-- begin Material --

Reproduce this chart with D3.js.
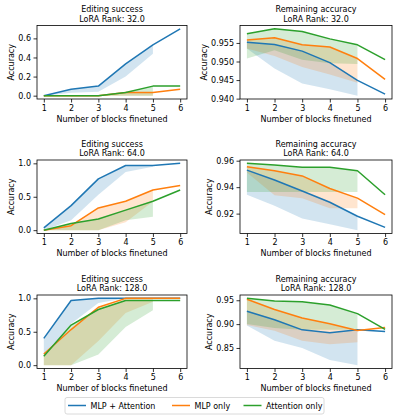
<!DOCTYPE html>
<html>
<head>
<meta charset="utf-8">
<script src="https://cdn.jsdelivr.net/npm/d3@7"></script>
<style>
  body { margin: 0; background: #fff; }
  svg { display: block; font-family: "DejaVu Sans", sans-serif; }
</style>
</head>
<body>
<div id="chart"></div>
<script>
// blocks finetuned (x) and the part where the shaded band is drawn
var blocks = [1, 2, 3, 4, 5, 6];
var bandBlocks = [1, 2, 3, 4, 5];
var seriesNames = ["MLP + Attention", "MLP only", "Attention only"];
var seriesColors = ["#1f77b4", "#ff7f0e", "#2ca02c"];

// LoRA rank 32
var edit32 = [
  [0, 0.067, 0.1, 0.333, 0.533, 0.7],
  [0, 0, 0, 0.033, 0.033, 0.067],
  [0, 0, 0, 0.033, 0.1, 0.1]
];
var edit32Low = [
  [0, 0.03, 0.04, 0.2, 0.44],
  [0, 0, 0, 0, 0],
  [0, 0, 0, 0, 0]
];
var remain32 = [
  [0.9552, 0.9546, 0.9528, 0.9497, 0.9449, 0.9412],
  [0.9558, 0.9564, 0.9545, 0.9539, 0.9508, 0.9452],
  [0.9575, 0.9588, 0.9581, 0.9561, 0.9545, 0.9505]
];
var remain32Low = [
  [0.9535, 0.9481, 0.9441, 0.9425, 0.9408],
  [0.9535, 0.9515, 0.9485, 0.9465, 0.9443],
  [0.9508, 0.953, 0.9505, 0.9495, 0.9493]
];

// LoRA rank 64
var edit64 = [
  [0.033, 0.367, 0.767, 0.967, 0.967, 1.0],
  [0, 0.067, 0.333, 0.433, 0.6, 0.667],
  [0, 0.1, 0.167, 0.3, 0.433, 0.6]
];
var edit64Low = [
  [0, 0.15, 0.53, 0.87, 0.95],
  [0, 0, 0, 0.12, 0.43],
  [0, 0, 0, 0.15, 0.2]
];
var remain64 = [
  [0.9529, 0.9454, 0.9371, 0.9286, 0.918, 0.9096],
  [0.9555, 0.9524, 0.9485, 0.939, 0.9317, 0.9193],
  [0.958, 0.9568, 0.955, 0.955, 0.9524, 0.9343]
];
var remain64Low = [
  [0.9343, 0.926, 0.9163, 0.9119, 0.9075],
  [0.951, 0.9338, 0.9317, 0.924, 0.924],
  [0.9364, 0.9364, 0.9364, 0.9364, 0.9364]
];

// LoRA rank 128
var edit128 = [
  [0.4, 0.967, 1.0, 1.0, 1.0, 1.0],
  [0.167, 0.533, 0.867, 1.0, 1.0, 1.0],
  [0.133, 0.6, 0.833, 0.967, 0.967, 0.967]
];
var edit128Low = [
  [0.13, 0.62, 0.93, 1.0, 1.0],
  [0, 0, 0.36, 0.78, 0.95],
  [0, 0, 0.16, 0.57, 0.82]
];
var remain128 = [
  [0.927, 0.9093, 0.888, 0.8817, 0.888, 0.8845],
  [0.952, 0.9306, 0.9128, 0.9008, 0.8866, 0.893],
  [0.954, 0.9483, 0.9468, 0.94, 0.922, 0.889]
];
var remain128Low = [
  [0.897, 0.865, 0.85, 0.825, 0.814],
  [0.898, 0.886, 0.865, 0.858, 0.862],
  [0.9, 0.892, 0.888, 0.888, 0.888]
];

// y tick values per panel
var ticksEdit32 = [0, 0.2, 0.4, 0.6];
var ticksRemain32 = [0.94, 0.945, 0.95, 0.955];
var ticksEdit64 = [0, 0.5, 1.0];
var ticksRemain64 = [0.92, 0.94, 0.96];
var ticksEdit128 = [0, 0.5, 1.0];
var ticksRemain128 = [0.85, 0.9, 0.95];

var ranks = ["32.0", "64.0", "128.0"];

var panels = [
  { row: 0, col: 0, title: "Editing success", lines: edit32, lows: edit32Low, ticks: ticksEdit32, fmt: ".1f" },
  { row: 0, col: 1, title: "Remaining accuracy", lines: remain32, lows: remain32Low, ticks: ticksRemain32, fmt: ".3f" },
  { row: 1, col: 0, title: "Editing success", lines: edit64, lows: edit64Low, ticks: ticksEdit64, fmt: ".1f" },
  { row: 1, col: 1, title: "Remaining accuracy", lines: remain64, lows: remain64Low, ticks: ticksRemain64, fmt: ".2f" },
  { row: 2, col: 0, title: "Editing success", lines: edit128, lows: edit128Low, ticks: ticksEdit128, fmt: ".1f" },
  { row: 2, col: 1, title: "Remaining accuracy", lines: remain128, lows: remain128Low, ticks: ticksRemain128, fmt: ".2f" }
];

var width = 398, height = 419;
var colLeft = [37, 240], colRight = [187, 392];
var rowTop = [25.5, 160, 295], axH = 73.5;
var fontSize = 8;

var svg = d3.select("#chart").append("svg")
  .attr("width", width)
  .attr("height", height);

svg.append("rect").attr("width", width).attr("height", height).attr("fill", "#fff");

panels.forEach(function (p) {
  var left = colLeft[p.col], right = colRight[p.col];
  var top = rowTop[p.row], bottom = top + axH;

  var x = d3.scaleLinear().domain([0.75, 6.25]).range([left, right]);

  var all = d3.merge(p.lines.concat(p.lows));
  var lo = d3.min(all), hi = d3.max(all), pad = (hi - lo) * 0.05;
  var y = d3.scaleLinear().domain([lo - pad, hi + pad]).range([bottom, top]);

  var g = svg.append("g");

  // shaded bands, between the low edge and the line itself
  p.lows.forEach(function (low, i) {
    var area = d3.area()
      .x(function (d, j) { return x(bandBlocks[j]); })
      .y0(function (d) { return y(d); })
      .y1(function (d, j) { return y(p.lines[i][j]); });
    g.append("path")
      .datum(low)
      .attr("d", area)
      .attr("fill", seriesColors[i])
      .attr("fill-opacity", 0.2);
  });

  p.lines.forEach(function (vals, i) {
    var line = d3.line()
      .x(function (d, j) { return x(blocks[j]); })
      .y(function (d) { return y(d); });
    g.append("path")
      .datum(vals)
      .attr("d", line)
      .attr("fill", "none")
      .attr("stroke", seriesColors[i])
      .attr("stroke-width", 1.5)
      .attr("stroke-linejoin", "round");
  });

  var xAxis = d3.axisBottom(x).tickValues(blocks).tickFormat(d3.format("d"))
    .tickSize(3.5).tickPadding(2.5);
  var yAxis = d3.axisLeft(y).tickValues(p.ticks).tickFormat(d3.format(p.fmt))
    .tickSize(3.5).tickPadding(2.5);

  var xg = g.append("g").attr("transform", "translate(0," + bottom + ")").call(xAxis);
  var yg = g.append("g").attr("transform", "translate(" + left + ",0)").call(yAxis);
  [xg, yg].forEach(function (a) {
    a.select(".domain").remove();
    a.selectAll("line").attr("stroke", "#000").attr("stroke-width", 0.8);
    a.selectAll("text").attr("fill", "#000").style("font-size", fontSize + "px")
      .style("font-family", "DejaVu Sans");
  });

  g.append("rect")
    .attr("x", left).attr("y", top)
    .attr("width", right - left).attr("height", bottom - top)
    .attr("fill", "none").attr("stroke", "#000").attr("stroke-width", 0.8);

  var cx = (left + right) / 2;
  g.append("text").attr("x", cx).attr("y", top - 13.5)
    .attr("text-anchor", "middle").style("font-size", fontSize + "px")
    .text(p.title);
  g.append("text").attr("x", cx).attr("y", top - 4)
    .attr("text-anchor", "middle").style("font-size", fontSize + "px")
    .text("LoRA Rank: " + ranks[p.row]);

  g.append("text").attr("x", cx).attr("y", bottom + 22.5)
    .attr("text-anchor", "middle").style("font-size", fontSize + "px")
    .text("Number of blocks finetuned");

  var bb = yg.node().getBBox();
  var lx = left + bb.x - 4;
  g.append("text")
    .attr("transform", "translate(" + lx + "," + ((top + bottom) / 2) + ") rotate(-90)")
    .attr("text-anchor", "middle").style("font-size", fontSize + "px")
    .text("Accuracy");
});

// legend
var legend = svg.append("g");
legend.append("rect")
  .attr("x", 65).attr("y", 397.5).attr("width", 259).attr("height", 16.5)
  .attr("rx", 2).attr("fill", "#fff").attr("stroke", "#d0d0d0").attr("stroke-width", 0.8);

var legendX = [68, 172, 243.5];
seriesNames.forEach(function (name, i) {
  var lx = legendX[i];
  legend.append("line")
    .attr("x1", lx).attr("x2", lx + 18).attr("y1", 405.5).attr("y2", 405.5)
    .attr("stroke", seriesColors[i]).attr("stroke-width", 1.5);
  legend.append("text")
    .attr("x", lx + 22.5).attr("y", 408.5)
    .style("font-size", fontSize + "px")
    .text(name);
});
</script>
</body>
</html>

-- end Material --

Goal = Locate the lines above that hold the word "chart". Show every one of them.

Exercise answer =
Reproduce this chart with D3.js.
<div id="chart"></div>
var svg = d3.select("#chart").append("svg")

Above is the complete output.